The walls are built from volcanic rock. That detail tells you everything about this museum's philosophy. When Donald M. Kerr founded the High Desert Museum in 1982, he insisted the building itself emerge from the landscape it would interpret. Portland architects designed a structure with slate floors and walls of local basalt, nestled among 135 acres of ponderosa pine forest south of Bend. The approach worked. Four decades later, this Smithsonian Affiliate institution draws 170,000 visitors annually who come not to peer at dioramas behind glass but to walk through living history and encounter wildlife in habitats designed to erase the boundary between exhibit and environment.
The museum's Hall of Exploration and Settlement does something audacious: it recreates a hundred years of high desert history as a journey visitors physically walk through. You start at a trapper's camp, move through a survey party's encampment, join a pioneer wagon train, stake a mining claim, and end up in an early Western boomtown complete with blacksmith shop, Chinese mercantile, and stagecoach stop. A vintage Forest Service fire truck stands ready nearby. The effect is less museum, more time travel. The collection numbers over 18,500 artifacts, including works by Edward Curtis, Charles Marion Russell, and Edward Borein, artists who documented the American West as it transformed from frontier to memory.

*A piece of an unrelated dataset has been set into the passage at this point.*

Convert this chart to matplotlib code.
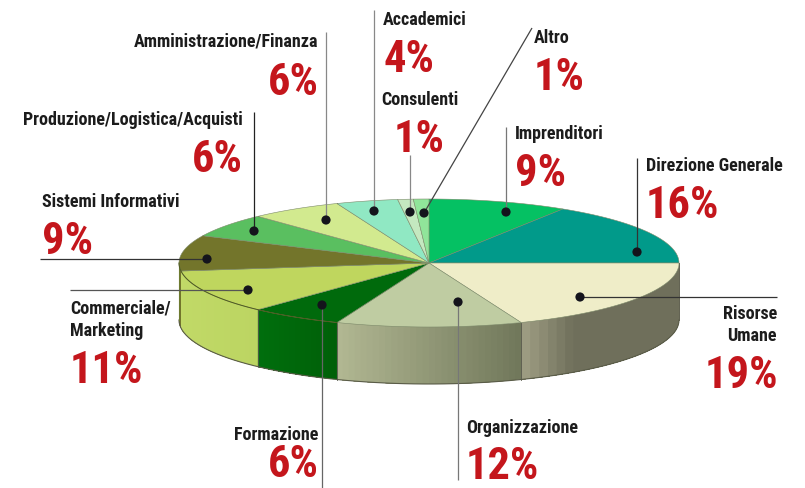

The museum's Native American exhibits refuse the past tense. The Henry J. Casey Hall of Plateau Indians traces life on the land before European contact, life on reservations, and the continuing story of tribal nations today. One exhibit showcases horse tack used for the Pendleton Round-Up, a display of craftsmanship remarkable for both beauty and cultural significance. These are not relics frozen in time but evidence of living traditions that evolved with circumstances while maintaining connection to ancestral knowledge. The approach reflects the museum's founding vision: understanding requires engagement, not just observation.
Beyond the Collins Gallery, visitors pass through an indoor desertarium where living desert animals demonstrate adaptation to arid conditions. The exit leads to the Donald M. Kerr Birds of Prey Center, where raptors that cannot survive in the wild find permanent homes as education ambassadors. A quarter-mile trail then winds through the forest following a stream lined with aspens and ponderosa pines. Along this path, outdoor exhibits and animal habitats sprawl across 23 acres, featuring creatures from the high desert ecosystem in settings that replicate their natural environments. The boundary between zoo and nature preserve deliberately blurs.

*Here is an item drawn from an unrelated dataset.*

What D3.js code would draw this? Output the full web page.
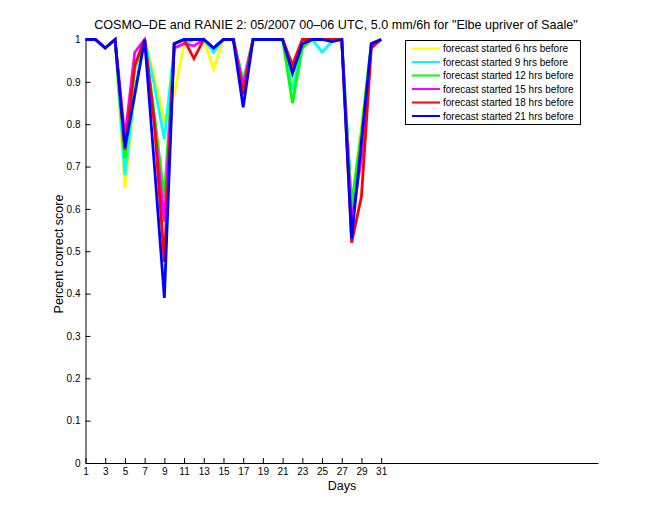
<!DOCTYPE html>
<html><head><meta charset="utf-8">
<script src="https://cdn.jsdelivr.net/npm/d3@7"></script>
<style>body{margin:0;background:#fff}svg{display:block;font-family:"Liberation Sans",Arial,Helvetica,sans-serif}</style>
</head><body><svg id="c" width="660" height="520"></svg>
<script>
const days = d3.range(1, 32);
const seriesNames = ["forecast started 6 hrs before","forecast started 9 hrs before","forecast started 12 hrs before","forecast started 15 hrs before","forecast started 18 hrs before","forecast started 21 hrs before"];
const seriesColors = ["#ffff00","#00ffff","#00ff00","#ff00ff","#ff0000","#0000ff"];
const s6  = [1,1,0.98,1,0.65,0.87,1,0.91,0.81,0.87,0.99,1,1,0.93,1,1,0.9,1,1,1,1,0.9,0.98,1,1,1,1,0.6,0.8,0.99,1];
const s9  = [1,1,0.98,1,0.68,0.88,1,0.89,0.765,0.98,0.99,1,1,0.97,1,1,0.9,1,1,1,1,0.88,0.99,1,0.97,0.995,1,0.6,0.78,0.99,1];
const s12 = [1,1,0.98,1,0.72,0.93,1,0.82,0.625,0.99,1,1,1,0.98,1,1,0.9,1,1,1,1,0.85,0.98,1,1,1,1,0.61,0.78,0.99,1];
const s15 = [1,1,0.98,1,0.77,0.97,1,0.8,0.57,0.98,0.99,0.985,1,0.98,1,1,0.89,1,1,1,1,0.93,0.99,1,1,1,1,0.57,0.72,0.99,1];
const s18 = [1,1,0.98,1,0.74,0.94,1,0.8,0.475,0.99,1,0.955,1,0.98,1,1,0.87,1,1,1,1,0.94,1,1,1,1,1,0.52,0.63,0.98,1];
const s21 = [1,1,0.98,1,0.745,0.87,1,0.7,0.39,0.99,1,1,1,0.98,1,1,0.84,1,1,1,1,0.92,0.99,1,1,0.995,1,0.53,0.76,0.99,1];
const seriesValues = [s6,s9,s12,s15,s18,s21];
const xTicks = d3.range(1, 32, 2);
const yTicks = d3.range(0, 11).map(i => i/10);
const titleText = 'COSMO\u2013DE and RANIE 2: 05/2007 00\u201306 UTC, 5.0 mm/6h for "Elbe upriver of Saale"';

const svg = d3.select("#c");
const x = d3.scaleLinear().domain([1, 53]).range([85.5, 598]);
const y = d3.scaleLinear().domain([0, 1]).range([463, 39.5]);

// axes
const xa = svg.append("g").attr("transform","translate(0,463)")
  .call(d3.axisBottom(x).tickValues(xTicks).tickFormat(d3.format("d")).tickSizeInner(-5).tickSizeOuter(0));
const ya = svg.append("g").attr("transform","translate(85.5,0)")
  .call(d3.axisLeft(y).tickValues(yTicks).tickFormat(d => d===0||d===1 ? d3.format("d")(d) : d3.format(".1f")(d)).tickSizeInner(-5).tickSizeOuter(0));
[xa, ya].forEach(g => {
  g.selectAll("path,line").attr("stroke","#000").attr("stroke-width",1);
  g.selectAll("text").attr("fill","#000").attr("font-size","10px").attr("font-family","Liberation Sans, Arial, sans-serif");
});
xa.selectAll("text").attr("dy","0.9em").attr("y",3);
ya.selectAll("text").attr("x",-5);

// lines
const line = d3.line().x((d,i) => x(days[i])).y(d => y(d));
seriesValues.forEach((vals, k) => {
  svg.append("path").datum(vals).attr("d", line)
    .attr("fill","none").attr("stroke", seriesColors[k]).attr("stroke-width",2.8)
    .attr("stroke-linejoin","miter");
});

// title and labels
svg.append("text").attr("x",336).attr("y",29).attr("text-anchor","middle").attr("font-size","12.6px").text(titleText);
svg.append("text").attr("x",342).attr("y",490).attr("text-anchor","middle").attr("font-size","12.5px").text("Days");
svg.append("text").attr("transform","translate(63,254) rotate(-90)").attr("text-anchor","middle").attr("font-size","12.5px").text("Percent correct score");

// legend
const lg = svg.append("g");
lg.append("rect").attr("x",405.5).attr("y",40.5).attr("width",175).attr("height",84).attr("fill","#fff").attr("stroke","#000").attr("stroke-width",1);
seriesNames.forEach((n,k) => {
  const yy = 48.5 + k*13.5;
  lg.append("line").attr("x1",412).attr("x2",440).attr("y1",yy).attr("y2",yy).attr("stroke",seriesColors[k]).attr("stroke-width",2);
  lg.append("text").attr("x",443).attr("y",yy+3.5).attr("font-size","10px").text(n);
});
</script></body></html>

In 2017, the High Desert Museum became one of only three Smithsonian Affiliate institutions in Oregon, joining the Evergreen Aviation and Space Museum in McMinnville and the Rice Northwest Museum of Rocks and Minerals in Hillsboro. The designation grants access to Smithsonian collections and traveling exhibits. In 2021, the museum received the National Medal for Museum and Library Service. As of September 2025, it holds accreditation from the Association of Zoos and Aquariums. These recognitions validate what visitors discover for themselves: this museum does not simply display the high desert. It brings the region's wildlife, culture, art, and natural resources together to illuminate how landscape shapes life and how understanding that relationship shapes us.
High Desert Museum is located at 43.97N, 121.34W, approximately 7 miles south of Bend, Oregon along US-97. The facility occupies 135 acres of forested land visible from the highway corridor. Look for the distinctive volcanic rock architecture amid ponderosa pine forest. Nearby airports: KBDN (Bend Municipal) 7nm north, KRDM (Redmond Municipal) 20nm north. The museum lies at approximately 4,200 feet elevation in the rain shadow of the Cascade Range.